No one doubts the power of genetics. Nevertheless, the use of genetic techniques in structural research — specifically, for predicting the exact three-dimensional structures of proteins — is not so widespread. Now, Minor, Masseling, Jan and Jan (Cell 96: 879- 891) have verified that genetic approaches can indeed contribute handsomely to structural knowledge, notably in the often intractable setting of the membrane. They predict the transmembrane structure of an inwardly rectifying potassium channel (Kir), a member of a superfamily of eukaryotic channels that are responsible for regulating many cellular functions (for example, cell excitability, vascular tone, heart rate, renal salt flow, and insulin release) by modulating membrane potential. The results of Minor and colleagues indicate that the Kir channel structure is distinct from that of the only known X-ray crystal structure of a potassium channel (KcsA) — despite contrary expectations, which arise from the fact that these channels, at first glance, have the same transmembrane topology.

Kir channels are made up of four subunits, each with two transmembrane domains, M1 and M2. To address how these domains are arranged in the active channel, Minor and colleagues constructed libraries of Kir proteins with randomly mutagenized M1 or M2 domains. From these libraries, they selected functional Kir channels that could rescue a potassium transport-deficient strain of yeast (left image). Significantly, positive clones from these selection experiments displayed wild type electrophysiological properties, indicating that the wild-type channel structure was present. The results of these experiments show that, like other transmembrane domains, M1 and M2 are extremely tolerant to sequence changes, but only at specific positions, and preferences are observed with respect to side chain shape and chemistry.

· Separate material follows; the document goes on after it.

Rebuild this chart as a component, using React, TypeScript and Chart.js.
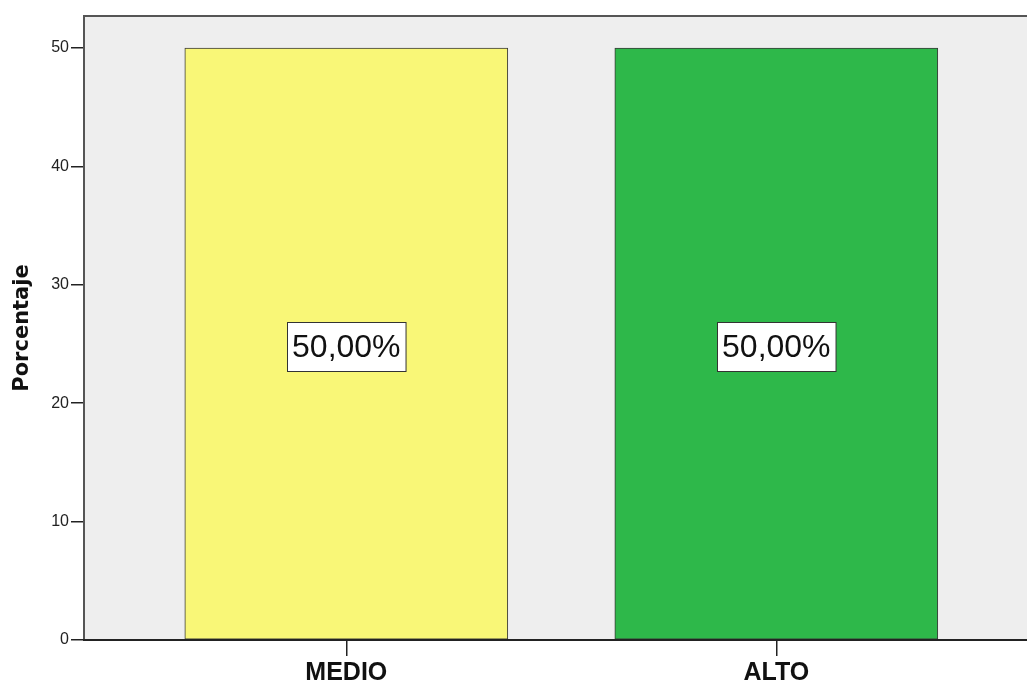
import React, { useEffect, useRef } from "react";
import { Chart, registerables } from "chart.js";

Chart.register(...registerables);

const categories = ["MEDIO", "ALTO"];
const values = [50, 50];
const valueLabels = ["50,00%", "50,00%"];
const barColors = ["#f9f777", "#2eb84a"];
const yTicks = [0, 10, 20, 30, 40, 50];
const yTitle = "Porcentaje";

const FONT = "'Liberation Sans', Arial, sans-serif";

const plotFrame = {
  id: "plotFrame",
  beforeDraw(chart: any) {
    const { ctx, chartArea: a } = chart;
    ctx.save();
    ctx.fillStyle = "#eeeeee";
    ctx.fillRect(a.left, a.top, a.right - a.left, a.bottom - a.top);
    ctx.restore();
  },
  afterDatasetsDraw(chart: any) {
    const { ctx, chartArea: a } = chart;
    ctx.save();
    ctx.strokeStyle = "#555555";
    ctx.lineWidth = 2;
    ctx.beginPath();
    ctx.moveTo(a.right + 2, a.top);
    ctx.lineTo(a.left, a.top);
    ctx.lineTo(a.left, a.bottom);
    ctx.stroke();
    ctx.strokeStyle = "#222222";
    ctx.beginPath();
    ctx.moveTo(a.left - 1, a.bottom);
    ctx.lineTo(a.right + 2, a.bottom);
    ctx.stroke();
    // value labels
    const meta = chart.getDatasetMeta(0);
    const yScale = chart.scales.y;
    ctx.font = `32px ${FONT}`;
    ctx.textAlign = "center";
    ctx.textBaseline = "middle";
    meta.data.forEach((bar: any, i: number) => {
      const cy = yScale.getPixelForValue(values[i] / 2) + 3;
      const text = valueLabels[i];
      const w = ctx.measureText(text).width + 10;
      const h = 49;
      const x0 = Math.round(bar.x - w / 2) + 0.5;
      const y0 = Math.round(cy - h / 2) + 0.5;
      ctx.fillStyle = "#ffffff";
      ctx.fillRect(x0, y0, w, h);
      ctx.strokeStyle = "#333333";
      ctx.lineWidth = 1;
      ctx.strokeRect(x0, y0, w, h);
      ctx.fillStyle = "#111111";
      ctx.fillText(text, bar.x, cy + 1);
    });
    ctx.restore();
  },
};

export default function App() {
  const ref = useRef<HTMLCanvasElement>(null);
  useEffect(() => {
    document.body.style.margin = "0";
    document.body.style.overflow = "hidden";
    const chart = new Chart(ref.current!, {
      type: "bar",
      data: {
        datasets: [
          {
            data: values.map((v, i) => ({ x: i, y: v })),
            backgroundColor: barColors,
            borderColor: "#3a3a3a",
            borderWidth: 1,
            borderSkipped: false,
            barThickness: 323,
          },
        ],
      },
      options: {
        responsive: false,
        animation: false,
        layout: { padding: { top: 16, right: 0, left: 0, bottom: 0 } },
        plugins: { legend: { display: false }, tooltip: { enabled: false } },
        scales: {
          x: {
            type: "linear",
            offset: false,
            min: -0.61,
            max: 1.583,
            afterBuildTicks: (s: any) => {
              s.ticks = categories.map((_, i) => ({ value: i }));
            },
            afterFit: (s: any) => {
              s.height = 46;
            },
            ticks: {
              autoSkip: false,
              maxRotation: 0,
              callback: (v: any) => categories[v as number] ?? "",
              font: { family: FONT, size: 25, weight: "bold" },
              color: "#111111",
              padding: 2,
            },
            grid: {
              offset: false,
              drawOnChartArea: false,
              tickLength: 16,
              color: "#222222",
              lineWidth: 1.5,
            },
            border: { display: false },
          },
          y: {
            min: 0,
            max: 52.7,
            afterBuildTicks: (s: any) => {
              s.ticks = yTicks.map((v) => ({ value: v }));
            },
            afterFit: (s: any) => {
              s.width = 84;
            },
            ticks: {
              font: { family: FONT, size: 16 },
              color: "#222222",
              padding: 2,
            },
            grid: {
              drawOnChartArea: false,
              tickLength: 13,
              color: "#222222",
              lineWidth: 1.5,
            },
            border: { display: false },
            title: {
              display: true,
              text: yTitle,
              font: { family: "'DejaVu Sans', sans-serif", size: 21, weight: "bold" },
              color: "#111111",
              padding: { top: 10, bottom: 4 },
            },
          },
        },
      },
      plugins: [plotFrame],
    });
    return () => chart.destroy();
  }, []);
  return (
    <div style={{ width: 1027, height: 686, overflow: "hidden" }}>
      <canvas ref={ref} width={1027} height={686} />
    </div>
  );
}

The patterns of allowed amino acid substitutions suggest that both M1 and M2 are helices and hint at the protein–protein, protein–lipid, and protein–water interaction surfaces. The specific arrangement of transmembrane helices in the Kir channel was determined by second-site suppressor experiments. In these studies, mutations that result in nonfunctional Kir channels were made at conserved positions in one transmembrane domain, and suppressor mutations that restored channel activity were identified from libraries containing randomized mutations in the other domain. Together, the results suggest that each M1 helix interacts with two M2 helices, thus yielding a helical bundle model for the Kir transmembrane channel structure, with M1 and M2 forming the outer and inner helices, respectively (right image). This arrangement appears to be shared by all Kir family members, based on sequence comparisons. Such a clear result indicates that genetic approaches should be added to every structural biologist's list of tools.